# Gmail Smart Compose: Real-Time Assisted Writing

### Overview

• A system for providing real-time, interactive suggestions to help users compose messages quickly and with confidence in Gmail.
• Challenges include latency (90th percentile is 60 ms (<100ms)), scale (1.5 billion users), personalization, fairness and privacy and Metrics Design (offline metrics correlate with online).

### Architecture

Data

• Previous E-Mail
• Subject
• Date & time (discrete)
• Locale

Preprocessing

• Language Detection (strip text not in language)
• Segmentation & Tokenization - sentence boundaries detected, sentences are broken down into words and punctuation marks.
• Normalization - Infrequent words and entities like name, email, URL and phone numbers are replaced by special tokens.
• Quotation Removal - quoted original message is removed.
• Salutation/Close Removal

Models

• In LM-A: Input sequence (to LM) is the prefix of the current e-mail. The context is encoded using a dedicated encoder (average word-embeddings) and is concatenated at each time step of the LM.
• In LM-B: Input sequence is concatenation of (subject, previous email, current e-mail) with some special token to delimit them. Much simpler but longer sequence.
• In Seq2Seq Model: The encoder is subject and previous email body and the decoder is current email body.

Triggering

• Generate n-best predictions/candidates using beam search.
• Each candidate sequence is considered complete when a sentence punctuation token or a special end-of-sequence () token is generated, or when the candidate reaches a predefined maximum output sequence length.
• Length-normalized log conditional probability as the confidence score of each suggestion sequence and define a triggering threshold based on a target triggering frequency/coverage.

Eval

• Log Perplexity
• ExactMatch@N - In this paper, we report an averaged ExactMatch number by weighted averaging the ExactMatch for all the lengths up to 15.

Production System

• Context Encoding - Cached and stored only once.
• Prefix Encoding - Takes hidden layer and current text. User is assigned to a fixed server, so directly proportional to text typed since last request.
• Beam Search - Takes in various parameters to control beam search (number of steps, valid tokens to end consideration of a beam, and blacklisted words).
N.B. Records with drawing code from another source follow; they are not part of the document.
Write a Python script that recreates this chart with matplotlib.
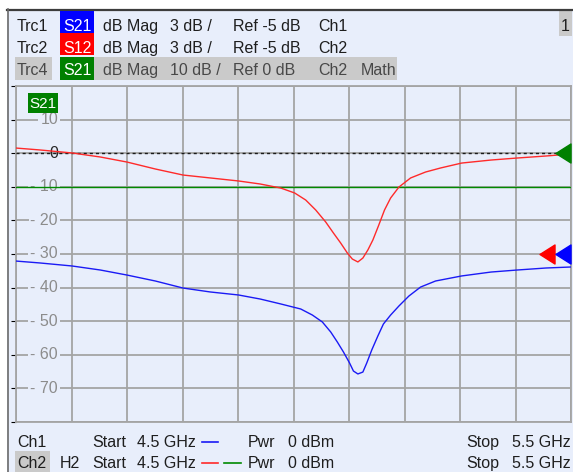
import numpy as np
import matplotlib
matplotlib.use("Agg")
import matplotlib.pyplot as plt
from matplotlib.path import Path
from matplotlib.patches import Rectangle
from matplotlib import transforms

plt.rcParams['font.family'] = ['Liberation Sans', 'DejaVu Sans']

# ---- trace data ----
# Trc1: S21, Ch1, dB Mag, 3 dB/div, Ref -5 dB
trc1_freq_ghz = [4.500, 4.543, 4.601, 4.652, 4.700, 4.751, 4.801, 4.850, 4.901, 4.940,
                 4.977, 5.013, 5.034, 5.052, 5.067, 5.079, 5.090, 5.101, 5.108, 5.116,
                 5.125, 5.132, 5.141, 5.152, 5.162, 5.175, 5.190, 5.208, 5.229, 5.256,
                 5.303, 5.356, 5.403, 5.455, 5.500]
trc1_db = [-5.63, -5.80, -6.07, -6.43, -6.88, -7.41, -8.04, -8.39, -8.66, -9.02,
           -9.46, -9.91, -10.45, -11.07, -11.96, -12.86, -13.75, -14.73, -15.45, -15.71,
           -15.54, -14.73, -13.57, -12.32, -11.25, -10.45, -9.64, -8.75, -7.95, -7.41,
           -6.96, -6.61, -6.43, -6.25, -6.16]

# Trc2: S12, Ch2, dB Mag, 3 dB/div, Ref -5 dB
trc2_freq_ghz = [4.500, 4.543, 4.601, 4.652, 4.700, 4.751, 4.801, 4.850, 4.901, 4.940,
                 4.977, 5.002, 5.022, 5.040, 5.058, 5.072, 5.085, 5.097, 5.106, 5.116,
                 5.125, 5.134, 5.143, 5.153, 5.164, 5.175, 5.190, 5.211, 5.238, 5.265,
                 5.303, 5.356, 5.403, 5.455, 5.500]
trc2_db = [4.46, 4.29, 4.02, 3.66, 3.21, 2.59, 2.05, 1.79, 1.52, 1.25,
           0.89, 0.45, -0.18, -1.07, -2.14, -3.13, -4.02, -4.91, -5.45, -5.71,
           -5.36, -4.64, -3.75, -2.50, -1.07, 0.00, 0.98, 1.79, 2.32, 2.68,
           3.12, 3.39, 3.57, 3.75, 3.93]

# Trc4: S21 math, Ch2, dB Mag, 10 dB/div, Ref 0 dB
trc4_freq_ghz = [4.50, 5.50]
trc4_db = [-10.0, -10.0]

y_tick_values = [10, 0, -10, -20, -30, -40, -50, -60, -70]
ref_trc12_db = -5.0
ref_trc4_db = 0.0

W, H = 573, 472
BG = '#E8EEFB'
GRID = '#A4A4A4'
HILITE = '#CACACA'
BLUE = '#1A1AF5'
RED = '#FF2A2A'
GREEN = '#008A00'
BOX_BLUE = '#0000FF'
BOX_RED = '#FF0000'
BOX_GREEN = '#008000'
FS = 11.5

fig = plt.figure(figsize=(W / 100, H / 100), dpi=100, facecolor='white')


def fx(x):
    return x / W


def fy(y):
    return 1 - y / H


def rect(x0, y0, x1, y1, color, z=1):
    fig.patches.append(Rectangle((fx(x0), fy(y1)), fx(x1) - fx(x0), fy(y0) - fy(y1),
                                 transform=fig.transFigure, facecolor=color,
                                 edgecolor='none', zorder=z))


def txt(x, y, s, color='#1E1E1E', ha='left', size=FS, z=5):
    fig.text(fx(x), fy(y), s, color=color, ha=ha, va='baseline', fontsize=size, zorder=z)


# panel background and frame
rect(7, 9, 573, 472, BG, z=-10)
fig.add_artist(plt.Line2D([fx(7), fx(573)], [fy(9.5), fy(9.5)], color='#3C3C3C', lw=1.6,
                          transform=fig.transFigure))
fig.add_artist(plt.Line2D([fx(7.5), fx(7.5)], [fy(9), fy(472)], color='#6A6A6A', lw=1.2,
                          transform=fig.transFigure))

# ---- header: trace info lines ----
rows = [
    dict(base=31, top=11, bot=33, trc='Trc1', par='S21', box=BOX_BLUE, scale='3 dB /',
         ref='Ref -5 dB', ch='Ch1', extra='', hl=False),
    dict(base=53, top=33, bot=55, trc='Trc2', par='S12', box=BOX_RED, scale='3 dB /',
         ref='Ref -5 dB', ch='Ch2', extra='', hl=False),
    dict(base=75, top=57, bot=80, trc='Trc4', par='S21', box=BOX_GREEN, scale='10 dB /',
         ref='Ref 0 dB', ch='Ch2', extra='Math', hl=True),
]
for r in rows:
    col = '#1E1E1E'
    if r['hl']:
        rect(15, r['top'], 52, r['bot'], HILITE)
        rect(94, r['top'], 397, r['bot'], HILITE)
        col = '#484848'
    rect(60, r['top'], 94, r['bot'], r['box'], z=2)
    txt(17, r['base'], r['trc'], color=col)
    txt(77, r['base'], r['par'], color='white', ha='center')
    txt(103, r['base'], 'dB Mag', color=col)
    txt(170, r['base'], r['scale'], color=col)
    txt(233, r['base'], r['ref'], color=col)
    txt(318, r['base'], r['ch'], color=col)
    if r['extra']:
        txt(361, r['base'], r['extra'], color=col)

rect(559, 10, 572, 36, HILITE)
txt(565.5, 31, '1', ha='center')

# ---- diagram area ----
ax = fig.add_axes([fx(16), fy(422), fx(571) - fx(16), fy(86) - fy(422)])
ax.set_facecolor(BG)
ax.set_xlim(4.5, 5.5)
ax.set_ylim(-80, 20)
ax.set_xticks(np.linspace(4.5, 5.5, 11))
ax.set_yticks(np.arange(-80, 21, 10))
ax.tick_params(left=False, bottom=False, labelleft=False, labelbottom=False)
ax.grid(True, color=GRID, lw=1.3)
for sp in ax.spines.values():
    sp.set_color(GRID)
    sp.set_linewidth(1.3)
ax.set_axisbelow(True)

ax2 = ax.twinx()
ax2.set_ylim(ref_trc12_db - 15, ref_trc12_db + 15)
ax2.set_yticks([])
ax2.patch.set_visible(False)
for sp in ax2.spines.values():
    sp.set_visible(False)

# y-axis value labels drawn inside the diagram
lab_trans = transforms.blended_transform_factory(ax.transAxes, ax.transData)
for v in y_tick_values:
    if v == 0:
        ax.text((58 - 16) / 555, v, '0', transform=lab_trans, ha='right', va='center',
                fontsize=FS, color='#262626', zorder=3)
    else:
        ax.text((58 - 16) / 555, v, f'{v}'.replace('-', '- '), transform=lab_trans,
                ha='right', va='center', fontsize=FS, color='#8C8C8C', zorder=3,
                bbox=dict(boxstyle='square,pad=0.12', facecolor=BG, edgecolor='none'))

# reference line of Trc4
ax.axhline(ref_trc4_db, color='#1A1A1A', lw=1.0, dashes=(2.2, 2.2), zorder=4)

# traces
ax.plot(trc4_freq_ghz, trc4_db, color=GREEN, lw=1.0, zorder=5)
ax2.plot(trc2_freq_ghz, trc2_db, color=RED, lw=1.0, zorder=5)
ax2.plot(trc1_freq_ghz, trc1_db, color=BLUE, lw=1.0, zorder=5)

# trace label inside diagram
fig.patches.append(Rectangle((fx(28), fy(113)), fx(58) - fx(28), fy(93) - fy(113),
                             transform=fig.transFigure, facecolor=BOX_GREEN,
                             edgecolor='none', zorder=6))
fig.text(fx(43), fy(108), 'S21', color='white', ha='center', va='baseline', fontsize=11,
         zorder=7)

# reference position markers on the right edge
tri = Path([(-0.79, 0), (0.79, 1), (0.79, -1), (-0.79, 0)],
           [Path.MOVETO, Path.LINETO, Path.LINETO, Path.CLOSEPOLY])
t_ax = transforms.blended_transform_factory(ax.transAxes, ax.transData)
t_ax2 = transforms.blended_transform_factory(ax.transAxes, ax2.transData)
for trans, yref, dx, col in [(t_ax, ref_trc4_db, -8, BOX_GREEN),
                             (t_ax2, ref_trc12_db, -24, BOX_RED),
                             (t_ax2, ref_trc12_db, -8, BOX_BLUE)]:
    tr = transforms.offset_copy(trans, fig=fig, x=dx, y=0, units='dots')
    ax2.plot([1.0], [yref], marker=tri, markersize=13.7, color=col, transform=tr,
             clip_on=False, zorder=8, linestyle='none')

# ---- footer: channel info ----
txt(17, 447, 'Ch1')
txt(92, 447, 'Start')
txt(137, 447, '4.5 GHz')
fig.add_artist(plt.Line2D([fx(202), fx(218)], [fy(442), fy(442)], color=BLUE, lw=1.2,
                          transform=fig.transFigure))
txt(248, 447, 'Pwr')
txt(288, 447, '0 dBm')
txt(466, 447, 'Stop')
txt(571, 447, '5.5 GHz', ha='right')

rect(15, 451, 50, 472, HILITE)
txt(17, 468, 'Ch2')
txt(60, 468, 'H2')
txt(92, 468, 'Start')
txt(137, 468, '4.5 GHz')
fig.add_artist(plt.Line2D([fx(202), fx(218)], [fy(463), fy(463)], color=RED, lw=1.2,
                          transform=fig.transFigure))
fig.add_artist(plt.Line2D([fx(224), fx(241)], [fy(463), fy(463)], color=GREEN, lw=1.2,
                          transform=fig.transFigure))
txt(248, 468, 'Pwr')
txt(288, 468, '0 dBm')
txt(466, 468, 'Stop')
txt(571, 468, '5.5 GHz', ha='right')

fig.savefig('out.png', dpi=100, facecolor='white')
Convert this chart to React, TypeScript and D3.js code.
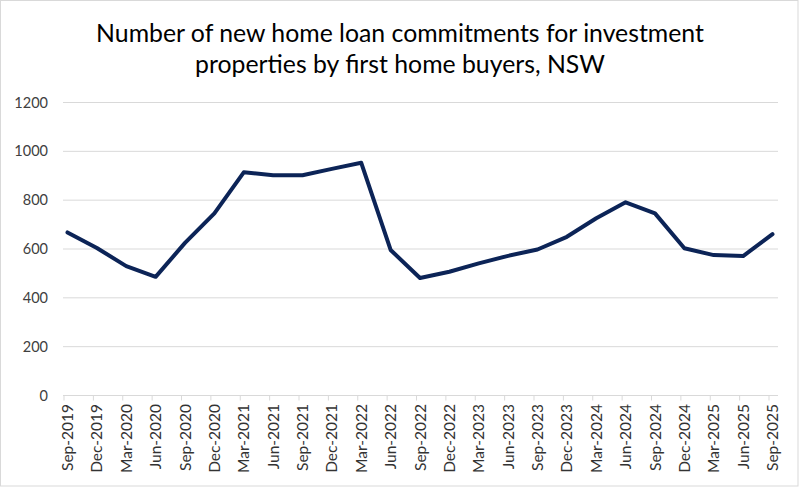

We can also filter for partial match.

Personalization

• Train for each user a light-weight language model adapted to the user’s personal mail data.
• n-gram language model with Katz-backoff stored using compact weighted finite automata (WFA) format.
\begin{align*} P_{final} = \alpha P_{personal} + (1 - \alpha) * P_{global} \end{align*}

Multi-lingual Model

• Using multilingual wordpiece for ease of maintenance.

### Results

RNN Layers

• Use LSTM and residual connections between consecutive layers.
• Uniform Label Smoothing

Transformer

• Same as Vaswani et al
• We observed that for the LSTM-2-1024, simply by joining the averaged embeddings from subject and previous e-mail to the model input reduces the test log perplexity by 0.13, showing that contextual information indeed helps improving model quality.
• We can see that the LSTM seq2seq model outperforms the LSTM language models with similar number of model params, indicating that an encoder-decoder architecture with attention is more effective in modeling the context information.

Future Work

• Adapted version of the Transformer model where self-attention is applied locally over a fixedsized window of steps during decoding, instead of over all previous decoding steps
• Pretrained language models.
• Use VAE.